Input data:

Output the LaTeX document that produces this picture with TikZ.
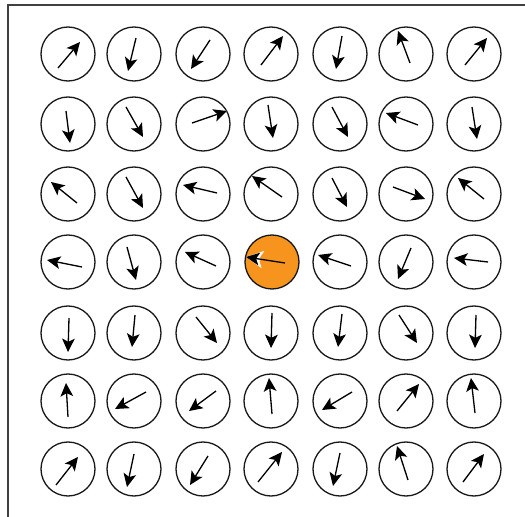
--
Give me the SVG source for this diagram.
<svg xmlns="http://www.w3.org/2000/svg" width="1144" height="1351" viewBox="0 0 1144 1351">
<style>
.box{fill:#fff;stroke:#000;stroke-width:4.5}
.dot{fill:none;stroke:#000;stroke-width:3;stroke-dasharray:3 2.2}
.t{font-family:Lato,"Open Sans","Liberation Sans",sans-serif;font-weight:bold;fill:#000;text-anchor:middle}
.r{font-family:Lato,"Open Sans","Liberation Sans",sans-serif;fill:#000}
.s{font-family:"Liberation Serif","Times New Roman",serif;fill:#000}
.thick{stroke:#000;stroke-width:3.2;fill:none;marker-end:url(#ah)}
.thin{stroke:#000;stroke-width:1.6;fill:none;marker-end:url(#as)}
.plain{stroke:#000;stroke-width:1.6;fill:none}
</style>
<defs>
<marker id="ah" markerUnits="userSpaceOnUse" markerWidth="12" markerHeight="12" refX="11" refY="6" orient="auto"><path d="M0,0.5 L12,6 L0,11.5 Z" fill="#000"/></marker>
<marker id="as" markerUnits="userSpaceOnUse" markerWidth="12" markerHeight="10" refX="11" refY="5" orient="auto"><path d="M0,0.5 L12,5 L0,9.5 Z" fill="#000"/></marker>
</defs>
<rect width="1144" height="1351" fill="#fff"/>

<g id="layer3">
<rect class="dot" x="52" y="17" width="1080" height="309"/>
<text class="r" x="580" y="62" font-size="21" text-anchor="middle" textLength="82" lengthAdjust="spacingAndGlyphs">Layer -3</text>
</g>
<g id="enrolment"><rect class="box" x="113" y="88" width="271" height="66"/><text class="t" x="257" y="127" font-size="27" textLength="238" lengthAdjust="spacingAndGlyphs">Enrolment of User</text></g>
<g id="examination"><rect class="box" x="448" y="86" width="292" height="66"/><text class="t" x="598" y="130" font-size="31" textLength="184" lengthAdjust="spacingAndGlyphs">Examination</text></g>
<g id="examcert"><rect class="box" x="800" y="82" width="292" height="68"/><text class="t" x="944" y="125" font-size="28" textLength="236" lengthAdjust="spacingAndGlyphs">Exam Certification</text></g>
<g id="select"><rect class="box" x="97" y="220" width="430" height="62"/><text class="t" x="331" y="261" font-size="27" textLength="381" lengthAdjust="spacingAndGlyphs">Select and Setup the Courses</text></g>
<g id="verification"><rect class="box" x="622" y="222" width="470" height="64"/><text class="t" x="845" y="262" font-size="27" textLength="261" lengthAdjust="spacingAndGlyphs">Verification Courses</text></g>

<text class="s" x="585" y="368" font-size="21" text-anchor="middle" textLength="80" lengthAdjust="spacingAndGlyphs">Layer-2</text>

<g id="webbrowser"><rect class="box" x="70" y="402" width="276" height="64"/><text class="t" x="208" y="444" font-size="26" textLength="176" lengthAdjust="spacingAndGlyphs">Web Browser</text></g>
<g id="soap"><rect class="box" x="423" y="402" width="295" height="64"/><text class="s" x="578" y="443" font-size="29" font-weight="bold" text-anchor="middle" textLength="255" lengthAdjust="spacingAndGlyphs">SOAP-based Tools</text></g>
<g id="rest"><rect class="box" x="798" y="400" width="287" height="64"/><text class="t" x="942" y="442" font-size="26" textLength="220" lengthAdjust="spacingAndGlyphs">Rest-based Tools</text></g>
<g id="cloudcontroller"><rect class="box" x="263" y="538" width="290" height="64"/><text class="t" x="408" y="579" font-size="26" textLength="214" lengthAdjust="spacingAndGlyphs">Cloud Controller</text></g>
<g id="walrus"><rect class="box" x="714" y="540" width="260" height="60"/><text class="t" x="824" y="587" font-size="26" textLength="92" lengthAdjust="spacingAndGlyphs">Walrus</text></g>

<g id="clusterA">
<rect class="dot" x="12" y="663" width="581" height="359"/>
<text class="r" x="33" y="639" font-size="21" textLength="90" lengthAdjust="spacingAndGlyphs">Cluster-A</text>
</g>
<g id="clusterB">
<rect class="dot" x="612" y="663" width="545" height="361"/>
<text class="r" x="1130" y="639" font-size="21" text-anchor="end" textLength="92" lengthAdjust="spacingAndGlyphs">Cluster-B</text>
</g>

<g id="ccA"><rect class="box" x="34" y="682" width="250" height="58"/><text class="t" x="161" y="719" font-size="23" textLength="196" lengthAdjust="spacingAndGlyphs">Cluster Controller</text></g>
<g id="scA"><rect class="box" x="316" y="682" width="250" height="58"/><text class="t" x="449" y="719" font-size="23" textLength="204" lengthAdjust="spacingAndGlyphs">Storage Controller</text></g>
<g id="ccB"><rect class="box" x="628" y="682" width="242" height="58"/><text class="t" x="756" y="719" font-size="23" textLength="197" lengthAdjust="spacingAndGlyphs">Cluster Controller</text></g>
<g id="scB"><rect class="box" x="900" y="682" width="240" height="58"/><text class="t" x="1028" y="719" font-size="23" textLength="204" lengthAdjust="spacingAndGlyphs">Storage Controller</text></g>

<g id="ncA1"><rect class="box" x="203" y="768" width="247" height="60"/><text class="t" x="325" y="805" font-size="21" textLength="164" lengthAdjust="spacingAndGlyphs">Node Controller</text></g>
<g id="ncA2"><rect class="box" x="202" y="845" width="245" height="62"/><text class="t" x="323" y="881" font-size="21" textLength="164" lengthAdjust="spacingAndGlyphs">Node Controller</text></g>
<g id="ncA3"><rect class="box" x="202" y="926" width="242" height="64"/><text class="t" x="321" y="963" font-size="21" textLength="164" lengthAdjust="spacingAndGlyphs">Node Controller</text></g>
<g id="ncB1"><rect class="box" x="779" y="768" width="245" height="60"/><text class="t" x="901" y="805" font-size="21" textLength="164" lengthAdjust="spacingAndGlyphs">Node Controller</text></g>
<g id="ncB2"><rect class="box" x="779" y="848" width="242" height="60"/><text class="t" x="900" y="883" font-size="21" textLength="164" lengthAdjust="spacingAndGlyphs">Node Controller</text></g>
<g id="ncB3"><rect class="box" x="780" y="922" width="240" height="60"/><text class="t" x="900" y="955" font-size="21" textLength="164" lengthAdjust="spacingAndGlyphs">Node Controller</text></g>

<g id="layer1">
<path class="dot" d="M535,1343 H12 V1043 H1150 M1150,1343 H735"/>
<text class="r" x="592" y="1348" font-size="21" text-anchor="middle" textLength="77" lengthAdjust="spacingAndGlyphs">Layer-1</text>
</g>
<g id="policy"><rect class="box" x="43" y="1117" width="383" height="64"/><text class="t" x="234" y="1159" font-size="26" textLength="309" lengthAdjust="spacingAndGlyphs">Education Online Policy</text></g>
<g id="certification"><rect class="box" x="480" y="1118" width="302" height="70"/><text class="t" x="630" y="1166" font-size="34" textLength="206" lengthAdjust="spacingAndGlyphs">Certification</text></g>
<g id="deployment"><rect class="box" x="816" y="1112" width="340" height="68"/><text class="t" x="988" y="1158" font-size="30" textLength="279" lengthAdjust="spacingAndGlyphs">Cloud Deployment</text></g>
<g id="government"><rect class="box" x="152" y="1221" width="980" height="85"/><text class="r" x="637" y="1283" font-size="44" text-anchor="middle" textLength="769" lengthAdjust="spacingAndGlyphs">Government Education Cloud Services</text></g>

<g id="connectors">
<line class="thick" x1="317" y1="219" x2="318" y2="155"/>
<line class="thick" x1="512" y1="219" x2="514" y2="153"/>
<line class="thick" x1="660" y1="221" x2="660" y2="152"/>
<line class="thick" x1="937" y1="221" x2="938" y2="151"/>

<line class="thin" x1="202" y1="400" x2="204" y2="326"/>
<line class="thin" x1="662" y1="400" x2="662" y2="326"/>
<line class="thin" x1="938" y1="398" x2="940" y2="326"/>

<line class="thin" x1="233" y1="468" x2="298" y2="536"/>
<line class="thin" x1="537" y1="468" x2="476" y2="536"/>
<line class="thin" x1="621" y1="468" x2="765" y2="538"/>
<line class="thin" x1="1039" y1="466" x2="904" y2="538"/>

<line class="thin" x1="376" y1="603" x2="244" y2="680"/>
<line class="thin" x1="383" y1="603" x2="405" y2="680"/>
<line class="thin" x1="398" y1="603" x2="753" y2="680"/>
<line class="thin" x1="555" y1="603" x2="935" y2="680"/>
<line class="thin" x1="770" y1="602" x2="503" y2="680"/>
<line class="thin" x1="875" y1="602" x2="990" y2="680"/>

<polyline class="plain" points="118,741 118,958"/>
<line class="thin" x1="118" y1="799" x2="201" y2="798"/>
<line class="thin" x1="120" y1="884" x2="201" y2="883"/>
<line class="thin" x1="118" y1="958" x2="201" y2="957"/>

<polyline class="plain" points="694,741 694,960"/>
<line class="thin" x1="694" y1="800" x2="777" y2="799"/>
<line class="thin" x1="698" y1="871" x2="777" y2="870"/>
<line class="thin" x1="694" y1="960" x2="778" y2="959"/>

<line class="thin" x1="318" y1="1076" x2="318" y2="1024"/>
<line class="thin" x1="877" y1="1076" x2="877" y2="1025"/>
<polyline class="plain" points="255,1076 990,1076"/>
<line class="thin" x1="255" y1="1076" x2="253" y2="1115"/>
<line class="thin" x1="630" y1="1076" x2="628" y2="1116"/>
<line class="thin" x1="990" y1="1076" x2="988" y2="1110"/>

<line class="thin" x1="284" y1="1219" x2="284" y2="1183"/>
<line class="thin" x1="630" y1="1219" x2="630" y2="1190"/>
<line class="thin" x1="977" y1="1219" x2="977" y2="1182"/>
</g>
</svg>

Short problem: Using the records above, select and copy every line that has the word "this".

The completed task:
Output the LaTeX document that produces this picture with TikZ.
Give me the SVG source for this diagram.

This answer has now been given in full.